Le personnel de l’école a su comment réagir grâce à une formation sur les mesures de confinement donnée par la Sûreté du Québec (SQ), explique Catherine Giguère. Les enseignants et les autres employés avaient fait cet exercice de confinement barricadé il y a deux ans.
Débat déchirant
L’école du Trait-d’Union avait décidé d’offrir cette formation à son personnel, mais pas aux élèves. « Je me suis toujours opposée farouchement à ce genre de pratique avec des enfants. On ne veut pas semer des graines de peur dans la tête des enfants », dit Catherine Giguère.
Cet exercice de confinement barricadé, 78 % des 1600 écoles placées sous la juridiction de la SQ l’ont suivi. La vaste majorité n’a offert l’exercice qu’aux membres du personnel. À peine 11 % l’ont offert aussi aux élèves, surtout au secondaire, selon la SQ.
Ce type d’exercice a été créé en 2009 dans la foulée de la fusillade au Collège Dawson, en 2006. La loi surnommée Anastasia (en l’honneur de la jeune Anastasia De Sousa, victime du tireur) oblige les garderies et les écoles, du primaire à l’université, à se doter d’un plan d’urgence en cas d’attaque armée.
Près de 10 ans plus tard, les exercices de confinement barricadé dans les écoles donnent encore lieu à des débats enflammés. Certains militent pour offrir ces exercices tant aux élèves qu’aux membres du personnel. D’autres s’y opposent fermement par crainte de traumatiser les participants.
Principe de prudence
« La plus grande prudence s’impose étant donné que les données probantes sur le sujet sont très rares », prévient Lyse Turgeon, professeure agrégée à l’École de psychoéducation de l’Université de Montréal.
« On ne sait pas entre autres quels sont les effets néfastes possibles chez les enfants, particulièrement chez les plus jeunes et chez ceux qui sont déjà anxieux. Des collègues psychologues en France m’ont fait part de fortes réactions chez les plus jeunes depuis que les exercices de confinement sont obligatoires en France après la série d’attentats terroristes », ajoute-t-elle.
Mme Turgeon a fait partie d’un comité d’experts créé par la Commission scolaire de Montréal (CSDM) pour recommander des lignes directrices au sujet des exercices de confinement.

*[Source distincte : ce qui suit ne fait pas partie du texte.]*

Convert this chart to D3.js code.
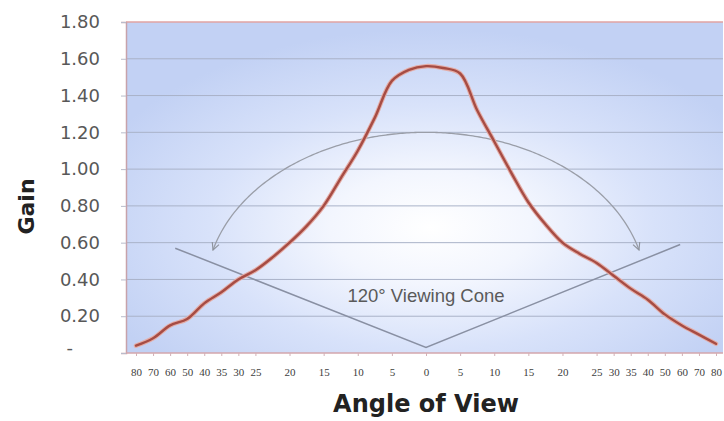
<!DOCTYPE html>
<html>
<head>
<meta charset="utf-8">
<script src="https://cdn.jsdelivr.net/npm/d3@7"></script>
<style>
  html, body { margin: 0; padding: 0; background: #ffffff; }
  svg { display: block; }
</style>
</head>
<body>
<svg id="chart" width="724" height="421"></svg>
<script>
// ---- data ----
const angleLabels = ["80","70","60","50","40","35","30","25","","20","","15","","10","","5","","0","","5","","10","","15","","20","","25","30","35","40","50","60","70","80"];
const gainValues = [0.04,0.08,0.15,0.185,0.27,0.33,0.40,0.45,0.52,0.60,0.69,0.80,0.95,1.10,1.28,1.48,1.54,1.56,1.55,1.52,1.32,1.15,0.98,0.82,0.70,0.60,0.54,0.49,0.42,0.35,0.29,0.21,0.15,0.10,0.05];
const yTicks = [0,0.2,0.4,0.6,0.8,1.0,1.2,1.4,1.6,1.8];
const coneLabel = "120° Viewing Cone";
const coneEnds = [0.57, 0.03, 0.59];   // gain at left end, vertex, right end
const coneSlots = [2.3, 17, 31.9];     // slot positions of cone points
const arcGain = { top: 1.20, end: 0.56 };
const xTitle = "Angle of View";
const yTitle = "Gain";

// ---- layout ----
const svg = d3.select("#chart");
const plot = { left: 126, top: 22, right: 723, bottom: 353 };

const slots = d3.range(angleLabels.length);
const x = d3.scalePoint().domain(slots).range([136, 716]);
const xs = d3.scaleLinear().domain([0, slots.length - 1]).range([136, 716]);
const y = d3.scaleLinear().domain([0, 1.8]).range([plot.bottom, plot.top]);

// background gradient
const defs = svg.append("defs");
const grad = defs.append("radialGradient").attr("id", "bg")
  .attr("cx", "0.51").attr("cy", "0.62").attr("r", "0.6");
[[0, "#ffffff"], [0.28, "#f3f6fe"], [0.62, "#d8e2fa"], [1, "#c2d1f4"]].forEach(([o, c]) =>
  grad.append("stop").attr("offset", o).attr("stop-color", c));

const mk = defs.append("marker").attr("id", "arrow")
  .attr("viewBox", "0 0 10 10").attr("refX", 9).attr("refY", 5)
  .attr("markerWidth", 9).attr("markerHeight", 9).attr("orient", "auto")
  .attr("markerUnits", "userSpaceOnUse");
mk.append("path").attr("d", "M1,1 L9,5 L1,9").attr("fill", "none")
  .attr("stroke", "#8f949e").attr("stroke-width", 1.3);
const mk2 = defs.append("marker").attr("id", "arrowS")
  .attr("viewBox", "0 0 10 10").attr("refX", 9).attr("refY", 5)
  .attr("markerWidth", 9).attr("markerHeight", 9).attr("orient", "auto-start-reverse")
  .attr("markerUnits", "userSpaceOnUse");
mk2.append("path").attr("d", "M1,1 L9,5 L1,9").attr("fill", "none")
  .attr("stroke", "#8f949e").attr("stroke-width", 1.3);

svg.append("rect")
  .attr("x", plot.left).attr("y", plot.top)
  .attr("width", plot.right - plot.left).attr("height", plot.bottom - plot.top)
  .attr("fill", "url(#bg)");

// gridlines
svg.append("g").selectAll("line").data(yTicks.filter(d => d > 0 && d < 1.8)).join("line")
  .attr("x1", plot.left).attr("x2", plot.right)
  .attr("y1", d => y(d)).attr("y2", d => y(d))
  .attr("stroke", "#a9b2c8").attr("stroke-width", 1);

// plot top border
svg.append("line").attr("x1", plot.left).attr("x2", plot.right)
  .attr("y1", plot.top).attr("y2", plot.top)
  .attr("stroke", "#e0a3a3").attr("stroke-width", 1.5);

// y axis
const yAxis = svg.append("g").attr("transform", `translate(${plot.left},0)`)
  .call(d3.axisLeft(y).tickValues(yTicks).tickSize(5).tickPadding(21)
    .tickFormat(d => d === 0 ? "-" : d3.format(".2f")(d)));
yAxis.select(".domain").attr("stroke", "#c7a2aa").attr("stroke-width", 1.5);
yAxis.selectAll(".tick line").attr("stroke", "#b9bccb");
yAxis.selectAll(".tick text")
  .attr("font-family", "DejaVu Sans, Verdana, sans-serif")
  .attr("font-size", 18).attr("fill", "#585858");
yAxis.selectAll(".tick").filter(d => d === 0).select("text").attr("x", -53).attr("dy", "0");

// x axis
const xAxis = svg.append("g").attr("transform", `translate(0,${plot.bottom})`)
  .call(d3.axisBottom(x).tickValues(slots.filter(i => angleLabels[i] !== ""))
    .tickSize(3).tickPadding(12).tickFormat(i => angleLabels[i]));
xAxis.select(".domain").attr("d", `M${plot.left},0H${plot.right}`)
  .attr("stroke", "#d3a6ad").attr("stroke-width", 1.5);
xAxis.selectAll(".tick line").attr("stroke", "#d3b0b6");
xAxis.selectAll(".tick text")
  .attr("font-family", "Liberation Serif, serif")
  .attr("font-size", 11).attr("fill", "#404040");

// viewing cone
const conePts = coneSlots.map((s, i) => [xs(s), y(coneEnds[i])]);
svg.append("path").attr("d", d3.line()(conePts))
  .attr("fill", "none").attr("stroke", "#8990a3").attr("stroke-width", 1.5);

svg.append("text")
  .attr("x", xs(17)).attr("y", y(0.28))
  .attr("text-anchor", "middle")
  .attr("font-family", "Liberation Sans, Arial, sans-serif")
  .attr("font-size", 18.5).attr("fill", "#5a5a5a")
  .text(coneLabel);

// 120° arc (elliptical annotation)
const cx = xs(17);
const cyArc = y(arcGain.end) + 40;
const ry = cyArc - y(arcGain.top);
const yEnd = y(arcGain.end);
const rx = 213 / Math.sqrt(1 - Math.pow((cyArc - yEnd) / ry, 2));
const arcPts = d3.range(-1, 1.0001, 0.01).map(t => {
  const dx = t * 213;
  const yy = cyArc - ry * Math.sqrt(Math.max(0, 1 - (dx * dx) / (rx * rx)));
  return [cx + dx, yy];
});
svg.append("path").attr("d", d3.line()(arcPts))
  .attr("fill", "none").attr("stroke", "#9a9ea8").attr("stroke-width", 1.3)
  .attr("marker-start", "url(#arrowS)").attr("marker-end", "url(#arrow)");

// gain curve
const line = d3.line().x((d, i) => x(i)).y(d => y(d)).curve(d3.curveCatmullRom.alpha(0.5));
svg.append("path").datum(gainValues).attr("d", line)
  .attr("fill", "none").attr("stroke", "#e4aca6").attr("stroke-width", 4.5)
  .attr("stroke-linejoin", "round").attr("stroke-linecap", "round");
svg.append("path").datum(gainValues).attr("d", line)
  .attr("fill", "none").attr("stroke", "#a64c44").attr("stroke-width", 2.4)
  .attr("stroke-linejoin", "round").attr("stroke-linecap", "round");

// titles
svg.append("text")
  .attr("transform", `translate(34,${(plot.top + plot.bottom) / 2 + 19}) rotate(-90)`)
  .attr("text-anchor", "middle")
  .attr("font-family", "DejaVu Sans, Verdana, sans-serif")
  .attr("font-weight", "bold").attr("font-size", 22).attr("fill", "#222")
  .text(yTitle);

svg.append("text")
  .attr("x", xs(17)).attr("y", 412)
  .attr("text-anchor", "middle")
  .attr("font-family", "DejaVu Sans, Verdana, sans-serif")
  .attr("font-weight", "bold").attr("font-size", 24).attr("fill", "#222")
  .text(xTitle);
</script>
</body>
</html>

Une série de consensus ont été dégagés, explique-t-elle :
- ne pas rendre ces exercices obligatoires ;
- être particulièrement sensibles aux enfants plus jeunes ou aux élèves en difficulté ;
- outiller davantage les adultes que les jeunes pour être en mesure de gérer une crise ;
- mener des études sur les pratiques actuelles afin d’en mesurer les impacts, tant positifs que négatifs.

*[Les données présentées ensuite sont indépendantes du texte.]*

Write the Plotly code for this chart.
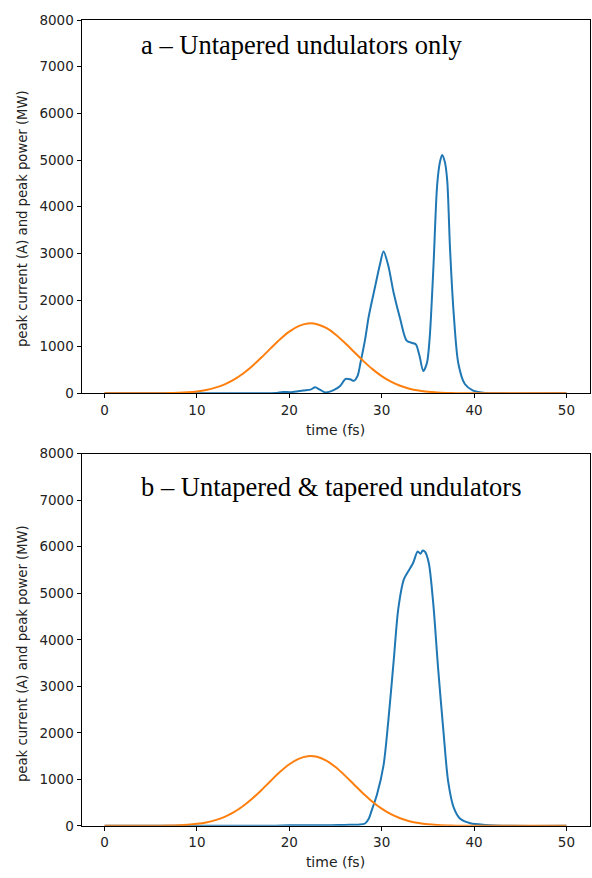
import plotly.graph_objects as go

# ---- data ----
t_current = [0, 2, 4, 6, 7, 8, 9, 10, 11, 12, 13, 14, 15, 16, 17, 18, 19, 20, 21, 22,
             23, 24, 25, 26, 27, 28, 29, 30, 31, 32, 33, 34, 35, 36, 37, 38, 40, 44, 50]
current = [0, 0, 0, 1, 5, 12, 23, 42, 73, 122, 194, 294, 426, 587, 772, 969, 1160, 1324, 1441, 1497,
           1483, 1401, 1263, 1085, 890, 696, 519, 369, 250, 162, 100, 59, 33, 18, 9, 4, 1, 0, 0]

t_power_a = [0, 10, 17, 18.5, 19.3, 20.2, 21.5, 22.3, 22.8, 23.3, 23.9, 24.8, 25.5, 26.1, 26.6, 27.0,
             27.4, 27.7, 28.2, 28.6, 29.3, 29.8, 30.2, 30.7, 31.3, 32.0, 32.7, 33.3, 33.7, 34.1,
             34.5, 34.9, 35.2, 35.6, 36.0, 36.3, 36.55, 36.85, 37.1, 37.4, 37.8, 38.3, 39.0, 39.9,
             41.0, 43.0, 50]
power_a = [0, 0, 0, 5, 30, 25, 60, 80, 130, 80, 20, 70, 160, 310, 300, 270,
           380, 650, 1150, 1650, 2300, 2750, 3040, 2750, 2150, 1600, 1130, 1080, 1050, 800,
           480, 650, 1200, 2700, 4450, 4950, 5110, 4950, 4550, 3100, 1700, 640, 200, 60,
           15, 0, 0]

t_power_b = [0, 10, 18, 20, 22, 24, 26, 27.5, 28.2, 28.6, 28.9, 29.5, 30.2, 30.7, 31.3, 31.8,
             32.4, 32.9, 33.4, 33.9, 34.2, 34.45, 34.7, 35.1, 35.6, 36.1, 36.7, 37.2, 37.8,
             38.5, 39.6, 41.2, 44.0, 50]
power_b = [0, 0, 0, 10, 15, 10, 20, 25, 50, 150, 320, 680, 1300, 2220, 3550, 4670,
           5300, 5480, 5650, 5900, 5850, 5920, 5890, 5650, 4740, 3410, 2000, 950, 390,
           150, 55, 20, 0, 0]

x_ticks = [0, 10, 20, 30, 40, 50]
y_ticks = [0, 1000, 2000, 3000, 4000, 5000, 6000, 7000, 8000]

title_a = "a \u2013 Untapered undulators only"
title_b = "b \u2013 Untapered & tapered undulators"
x_label = "time (fs)"
y_label = "peak current (A) and peak power (MW)"

BLUE = "#1f77b4"
ORANGE = "#ff7f0e"

fig = go.Figure()

# panel a
fig.add_trace(go.Scatter(x=t_power_a, y=power_a, mode="lines",
                         line=dict(color=BLUE, width=2, shape="spline", smoothing=0.8),
                         xaxis="x", yaxis="y", showlegend=False))
fig.add_trace(go.Scatter(x=t_current, y=current, mode="lines",
                         line=dict(color=ORANGE, width=2, shape="spline", smoothing=0.8),
                         xaxis="x", yaxis="y", showlegend=False))
# panel b
fig.add_trace(go.Scatter(x=t_power_b, y=power_b, mode="lines",
                         line=dict(color=BLUE, width=2, shape="spline", smoothing=0.8),
                         xaxis="x2", yaxis="y2", showlegend=False))
fig.add_trace(go.Scatter(x=t_current, y=current, mode="lines",
                         line=dict(color=ORANGE, width=2, shape="spline", smoothing=0.8),
                         xaxis="x2", yaxis="y2", showlegend=False))

W, H = 592, 878
xdom = [81.5 / W, 589.5 / W]
ydom_a = [(H - 392.5) / H, (H - 12.3) / H]
ydom_b = [(H - 833) / H, (H - 454) / H]

tickfont = dict(family="DejaVu Sans", size=13.5, color="#222")
xlabfont = dict(family="DejaVu Sans", size=14, color="#222")
ylabfont = dict(family="DejaVu Sans", size=13.2, color="#222")

def xaxis(dom, anchor):
    return dict(domain=dom, anchor=anchor, range=[-2.5, 52.5], tickvals=x_ticks,
                ticks="outside", ticklen=4, tickwidth=1, tickcolor="black",
                showline=True, linecolor="black", linewidth=1, mirror=True,
                showgrid=False, zeroline=False, tickfont=tickfont,
                title=dict(text=x_label, font=xlabfont, standoff=8))

def yaxis(dom, anchor):
    return dict(domain=dom, anchor=anchor, range=[0, 8000], tickvals=y_ticks,
                ticks="outside", ticklen=4, tickwidth=1, tickcolor="black",
                showline=True, linecolor="black", linewidth=1, mirror=True,
                showgrid=False, zeroline=False, tickfont=tickfont)

title_font = dict(family="Liberation Serif", size=26.5, color="black")

fig.update_layout(
    width=W, height=H,
    margin=dict(l=0, r=0, t=0, b=0),
    paper_bgcolor="white", plot_bgcolor="white",
    xaxis=xaxis(xdom, "y"), yaxis=yaxis(ydom_a, "x"),
    xaxis2=xaxis(xdom, "y2"), yaxis2=yaxis(ydom_b, "x2"),
    annotations=[
        dict(text=title_a, xref="paper", yref="paper", x=139 / W, y=(H - 38) / H,
             xanchor="left", yanchor="middle", showarrow=False, font=title_font),
        dict(text=title_b, xref="paper", yref="paper", x=139 / W, y=(H - 488) / H,
             xanchor="left", yanchor="middle", showarrow=False, font=title_font),
        dict(text=y_label, xref="paper", yref="paper", x=22 / W, y=(H - 215) / H,
             xanchor="center", yanchor="middle", textangle=-90, showarrow=False,
             font=ylabfont),
        dict(text=y_label, xref="paper", yref="paper", x=22 / W, y=(H - 658) / H,
             xanchor="center", yanchor="middle", textangle=-90, showarrow=False,
             font=ylabfont),
    ],
)

fig.write_html("out.html")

Ce rapport de la CSDM reste confidentiel. À l’heure actuelle, la commission scolaire laisse ses écoles décider si elles offrent ou non — au personnel ou aux élèves — l’exercice de confinement barricadé.
Une école divisée
À Montréal comme ailleurs, ces exercices déchirent les parents et les membres du personnel des établissements. L’école primaire du Plein-Coeur, à Richmond en Estrie, vit un de ces débats qui soulèvent les passions. À force d’acharnement, des parents ont bloqué deux exercices de confinement barricadé prévus depuis le début de l’année 2018. Ils ont eu besoin de l’intervention du Protecteur de l’élève de leur commission scolaire.

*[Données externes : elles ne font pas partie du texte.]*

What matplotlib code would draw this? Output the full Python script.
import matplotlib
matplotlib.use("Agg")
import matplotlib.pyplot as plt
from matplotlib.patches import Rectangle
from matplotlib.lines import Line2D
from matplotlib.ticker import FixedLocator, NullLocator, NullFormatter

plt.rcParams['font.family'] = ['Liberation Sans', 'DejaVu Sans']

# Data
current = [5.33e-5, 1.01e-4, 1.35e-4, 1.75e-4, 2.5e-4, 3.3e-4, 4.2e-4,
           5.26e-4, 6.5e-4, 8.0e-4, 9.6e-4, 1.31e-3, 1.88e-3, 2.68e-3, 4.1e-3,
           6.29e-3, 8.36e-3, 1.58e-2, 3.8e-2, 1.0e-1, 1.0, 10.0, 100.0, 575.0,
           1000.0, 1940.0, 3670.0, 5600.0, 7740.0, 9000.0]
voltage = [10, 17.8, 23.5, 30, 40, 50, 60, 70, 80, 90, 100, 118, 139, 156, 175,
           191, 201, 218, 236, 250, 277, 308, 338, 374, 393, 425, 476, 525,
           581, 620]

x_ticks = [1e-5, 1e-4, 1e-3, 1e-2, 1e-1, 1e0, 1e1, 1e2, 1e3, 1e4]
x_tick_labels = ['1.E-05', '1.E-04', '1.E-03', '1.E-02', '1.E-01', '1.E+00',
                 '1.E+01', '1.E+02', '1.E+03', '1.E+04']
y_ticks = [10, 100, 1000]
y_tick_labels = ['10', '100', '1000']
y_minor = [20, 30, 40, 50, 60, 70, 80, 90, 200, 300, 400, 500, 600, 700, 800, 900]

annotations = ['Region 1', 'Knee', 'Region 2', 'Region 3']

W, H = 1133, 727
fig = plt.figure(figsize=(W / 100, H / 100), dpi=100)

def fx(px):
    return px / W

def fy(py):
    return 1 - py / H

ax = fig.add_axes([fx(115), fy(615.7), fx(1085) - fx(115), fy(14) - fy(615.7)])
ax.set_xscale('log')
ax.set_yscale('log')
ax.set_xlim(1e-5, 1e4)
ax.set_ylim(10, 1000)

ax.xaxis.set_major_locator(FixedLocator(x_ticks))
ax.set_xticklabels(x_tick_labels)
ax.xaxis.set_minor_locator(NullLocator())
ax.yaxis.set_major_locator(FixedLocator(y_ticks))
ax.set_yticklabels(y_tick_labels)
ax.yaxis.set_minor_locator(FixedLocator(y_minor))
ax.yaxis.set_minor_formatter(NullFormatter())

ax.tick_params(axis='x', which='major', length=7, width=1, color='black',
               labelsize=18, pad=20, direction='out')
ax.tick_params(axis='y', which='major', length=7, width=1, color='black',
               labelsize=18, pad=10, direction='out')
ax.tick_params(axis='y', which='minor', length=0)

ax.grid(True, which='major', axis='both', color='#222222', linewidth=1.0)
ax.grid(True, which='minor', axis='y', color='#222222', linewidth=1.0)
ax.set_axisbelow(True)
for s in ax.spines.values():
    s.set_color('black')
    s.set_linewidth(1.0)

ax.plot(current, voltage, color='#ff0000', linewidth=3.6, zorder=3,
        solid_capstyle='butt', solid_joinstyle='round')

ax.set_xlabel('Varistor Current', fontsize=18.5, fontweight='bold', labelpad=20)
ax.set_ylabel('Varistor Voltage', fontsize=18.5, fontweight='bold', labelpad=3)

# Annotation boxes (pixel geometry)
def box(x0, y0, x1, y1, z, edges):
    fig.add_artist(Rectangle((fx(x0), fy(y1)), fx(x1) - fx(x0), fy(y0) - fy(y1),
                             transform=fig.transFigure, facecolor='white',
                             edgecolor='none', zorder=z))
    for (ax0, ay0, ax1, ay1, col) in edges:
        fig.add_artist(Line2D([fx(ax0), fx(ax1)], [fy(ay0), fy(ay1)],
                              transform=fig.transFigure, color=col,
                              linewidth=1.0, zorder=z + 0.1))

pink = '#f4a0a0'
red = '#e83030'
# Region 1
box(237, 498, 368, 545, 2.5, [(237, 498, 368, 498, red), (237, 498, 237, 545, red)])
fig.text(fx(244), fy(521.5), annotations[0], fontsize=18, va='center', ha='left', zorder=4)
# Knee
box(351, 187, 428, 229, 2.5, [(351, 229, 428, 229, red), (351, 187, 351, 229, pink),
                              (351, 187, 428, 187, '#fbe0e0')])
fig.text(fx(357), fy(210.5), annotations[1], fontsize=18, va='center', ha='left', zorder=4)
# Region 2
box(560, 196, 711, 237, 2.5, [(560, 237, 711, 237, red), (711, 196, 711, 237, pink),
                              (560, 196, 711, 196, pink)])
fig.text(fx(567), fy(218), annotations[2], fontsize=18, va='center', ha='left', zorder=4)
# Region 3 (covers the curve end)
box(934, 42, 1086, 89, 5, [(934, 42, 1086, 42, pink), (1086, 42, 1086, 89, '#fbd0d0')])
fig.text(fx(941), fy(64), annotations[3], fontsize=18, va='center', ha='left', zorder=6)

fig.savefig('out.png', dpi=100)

« On a appris presque par hasard que la directrice, semble-t-il avec l’accord des professeurs, voulait faire l’exercice avec les élèves », dit Hélène Boulé, mère de trois enfants qui fréquentent cette petite école.
« C’est un peu cavalier d’imposer ces exercices-là. Je n’avais jamais entendu parler de ça avant d’apprendre que mes enfants le feraient. Il faut laisser le temps aux parents de s’informer », ajoute-t-elle.
Hélène Boulé et son groupe de parents ne blâment pas ceux qui réclament l’exercice de confinement. Tout le monde pense au bien-être des enfants et du personnel. Mais la décision doit se prendre au conseil d’établissement après un débat éclairé, insistent les parents.
Entre-temps, une vidéo destinée au personnel a été montrée par erreur à des élèves en classe, souligne Hélène Boulé. Des enfants ont ainsi vu une simulation de confinement barricadé. Certains en ont fait des cauchemars.
« Le but n’est pas de faire peur au monde, c’est de sauver des vies, dit le lieutenant Hugo Fournier, porte-parole de la SQ. On ne veut surtout pas créer de l’anxiété chez les jeunes. Souvent, il y a de l’anxiété au début de la formation, mais les participants se rendent compte que ce n’est pas traumatisant. »
La SQ recommande que les élèves et le personnel suivent l’exercice de confinement barricadé.